▶ _Data extract_
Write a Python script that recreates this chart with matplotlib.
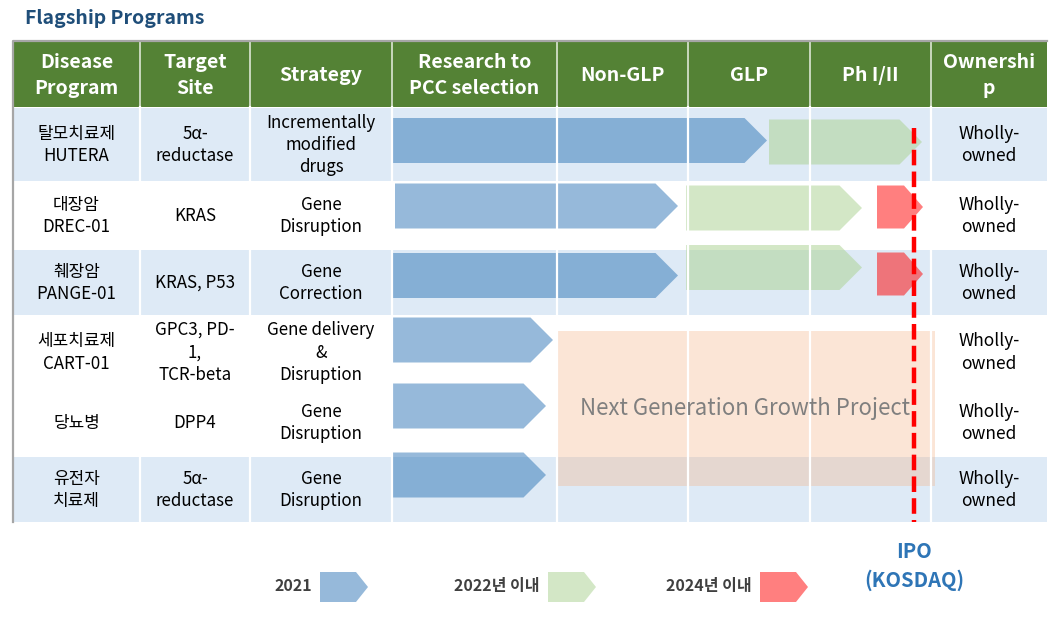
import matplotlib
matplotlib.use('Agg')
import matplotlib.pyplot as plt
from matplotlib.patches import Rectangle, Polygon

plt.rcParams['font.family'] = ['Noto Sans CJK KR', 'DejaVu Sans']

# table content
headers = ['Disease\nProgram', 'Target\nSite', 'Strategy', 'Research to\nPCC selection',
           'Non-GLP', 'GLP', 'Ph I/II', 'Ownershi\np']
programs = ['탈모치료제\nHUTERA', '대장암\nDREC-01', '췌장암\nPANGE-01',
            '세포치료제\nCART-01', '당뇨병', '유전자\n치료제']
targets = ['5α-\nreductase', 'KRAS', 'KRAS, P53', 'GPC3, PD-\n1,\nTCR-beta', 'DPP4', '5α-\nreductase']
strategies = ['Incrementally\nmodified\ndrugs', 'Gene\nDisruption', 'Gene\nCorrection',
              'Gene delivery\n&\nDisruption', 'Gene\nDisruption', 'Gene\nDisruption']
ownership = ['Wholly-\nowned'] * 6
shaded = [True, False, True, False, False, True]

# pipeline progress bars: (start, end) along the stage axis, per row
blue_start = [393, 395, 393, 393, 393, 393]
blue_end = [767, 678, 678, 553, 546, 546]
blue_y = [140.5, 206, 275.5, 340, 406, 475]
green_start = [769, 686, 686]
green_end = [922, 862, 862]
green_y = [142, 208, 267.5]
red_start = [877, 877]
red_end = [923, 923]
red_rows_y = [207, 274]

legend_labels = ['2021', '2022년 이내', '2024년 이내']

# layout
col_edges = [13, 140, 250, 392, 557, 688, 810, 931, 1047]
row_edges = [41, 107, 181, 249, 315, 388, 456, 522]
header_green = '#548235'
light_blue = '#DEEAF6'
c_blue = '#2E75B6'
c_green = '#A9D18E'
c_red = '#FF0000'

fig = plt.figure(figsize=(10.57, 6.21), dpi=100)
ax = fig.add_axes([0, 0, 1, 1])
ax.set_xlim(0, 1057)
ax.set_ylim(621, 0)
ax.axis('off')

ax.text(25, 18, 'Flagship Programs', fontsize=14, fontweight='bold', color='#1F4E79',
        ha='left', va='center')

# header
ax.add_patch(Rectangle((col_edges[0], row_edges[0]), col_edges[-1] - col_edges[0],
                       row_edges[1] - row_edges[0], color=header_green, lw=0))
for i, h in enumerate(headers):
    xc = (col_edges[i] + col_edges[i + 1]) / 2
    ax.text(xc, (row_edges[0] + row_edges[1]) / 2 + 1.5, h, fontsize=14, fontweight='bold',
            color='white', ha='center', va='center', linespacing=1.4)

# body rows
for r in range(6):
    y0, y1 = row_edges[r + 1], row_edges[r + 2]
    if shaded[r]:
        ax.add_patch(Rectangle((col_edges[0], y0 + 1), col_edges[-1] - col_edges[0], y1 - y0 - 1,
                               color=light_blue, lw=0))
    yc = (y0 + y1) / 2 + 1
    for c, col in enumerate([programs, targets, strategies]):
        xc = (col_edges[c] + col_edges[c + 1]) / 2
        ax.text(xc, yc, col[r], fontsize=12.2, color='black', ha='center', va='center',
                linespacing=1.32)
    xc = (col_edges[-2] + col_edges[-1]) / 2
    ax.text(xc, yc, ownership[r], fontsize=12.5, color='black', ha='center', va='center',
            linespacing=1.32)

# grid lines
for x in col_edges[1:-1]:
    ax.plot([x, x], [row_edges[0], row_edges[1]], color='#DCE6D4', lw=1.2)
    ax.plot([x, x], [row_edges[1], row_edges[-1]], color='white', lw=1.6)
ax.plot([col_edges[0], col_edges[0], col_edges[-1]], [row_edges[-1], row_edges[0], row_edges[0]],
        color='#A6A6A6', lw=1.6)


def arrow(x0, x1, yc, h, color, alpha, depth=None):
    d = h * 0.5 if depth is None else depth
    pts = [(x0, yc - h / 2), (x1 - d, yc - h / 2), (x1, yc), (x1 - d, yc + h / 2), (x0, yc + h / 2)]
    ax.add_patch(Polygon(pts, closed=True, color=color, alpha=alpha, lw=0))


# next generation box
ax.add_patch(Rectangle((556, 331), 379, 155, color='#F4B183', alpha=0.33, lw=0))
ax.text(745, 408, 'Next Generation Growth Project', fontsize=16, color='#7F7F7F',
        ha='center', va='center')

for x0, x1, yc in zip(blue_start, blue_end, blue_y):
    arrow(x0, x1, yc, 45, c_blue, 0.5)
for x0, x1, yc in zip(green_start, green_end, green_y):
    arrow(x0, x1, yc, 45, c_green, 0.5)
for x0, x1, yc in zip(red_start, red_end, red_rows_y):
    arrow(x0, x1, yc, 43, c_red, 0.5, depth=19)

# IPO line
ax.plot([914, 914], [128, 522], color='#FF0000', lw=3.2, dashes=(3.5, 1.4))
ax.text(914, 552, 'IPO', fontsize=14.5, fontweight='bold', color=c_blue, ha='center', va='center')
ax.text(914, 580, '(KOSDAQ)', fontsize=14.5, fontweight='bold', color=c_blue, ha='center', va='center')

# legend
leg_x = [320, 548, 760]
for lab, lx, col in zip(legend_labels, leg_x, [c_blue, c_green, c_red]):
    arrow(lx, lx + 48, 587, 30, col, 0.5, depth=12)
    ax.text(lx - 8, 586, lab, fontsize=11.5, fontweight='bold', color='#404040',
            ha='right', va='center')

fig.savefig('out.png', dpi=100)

▶ _Do this_
Take the lines from the start of the material to the line with "ha='left', va='center')", both included, and transcribe them exactly without the pictures.

▶ _Finished exercise_
Write a Python script that recreates this chart with matplotlib.
import matplotlib
matplotlib.use('Agg')
import matplotlib.pyplot as plt
from matplotlib.patches import Rectangle, Polygon

plt.rcParams['font.family'] = ['Noto Sans CJK KR', 'DejaVu Sans']

# table content
headers = ['Disease\nProgram', 'Target\nSite', 'Strategy', 'Research to\nPCC selection',
           'Non-GLP', 'GLP', 'Ph I/II', 'Ownershi\np']
programs = ['탈모치료제\nHUTERA', '대장암\nDREC-01', '췌장암\nPANGE-01',
            '세포치료제\nCART-01', '당뇨병', '유전자\n치료제']
targets = ['5α-\nreductase', 'KRAS', 'KRAS, P53', 'GPC3, PD-\n1,\nTCR-beta', 'DPP4', '5α-\nreductase']
strategies = ['Incrementally\nmodified\ndrugs', 'Gene\nDisruption', 'Gene\nCorrection',
              'Gene delivery\n&\nDisruption', 'Gene\nDisruption', 'Gene\nDisruption']
ownership = ['Wholly-\nowned'] * 6
shaded = [True, False, True, False, False, True]

# pipeline progress bars: (start, end) along the stage axis, per row
blue_start = [393, 395, 393, 393, 393, 393]
blue_end = [767, 678, 678, 553, 546, 546]
blue_y = [140.5, 206, 275.5, 340, 406, 475]
green_start = [769, 686, 686]
green_end = [922, 862, 862]
green_y = [142, 208, 267.5]
red_start = [877, 877]
red_end = [923, 923]
red_rows_y = [207, 274]

legend_labels = ['2021', '2022년 이내', '2024년 이내']

# layout
col_edges = [13, 140, 250, 392, 557, 688, 810, 931, 1047]
row_edges = [41, 107, 181, 249, 315, 388, 456, 522]
header_green = '#548235'
light_blue = '#DEEAF6'
c_blue = '#2E75B6'
c_green = '#A9D18E'
c_red = '#FF0000'

fig = plt.figure(figsize=(10.57, 6.21), dpi=100)
ax = fig.add_axes([0, 0, 1, 1])
ax.set_xlim(0, 1057)
ax.set_ylim(621, 0)
ax.axis('off')

ax.text(25, 18, 'Flagship Programs', fontsize=14, fontweight='bold', color='#1F4E79',
        ha='left', va='center')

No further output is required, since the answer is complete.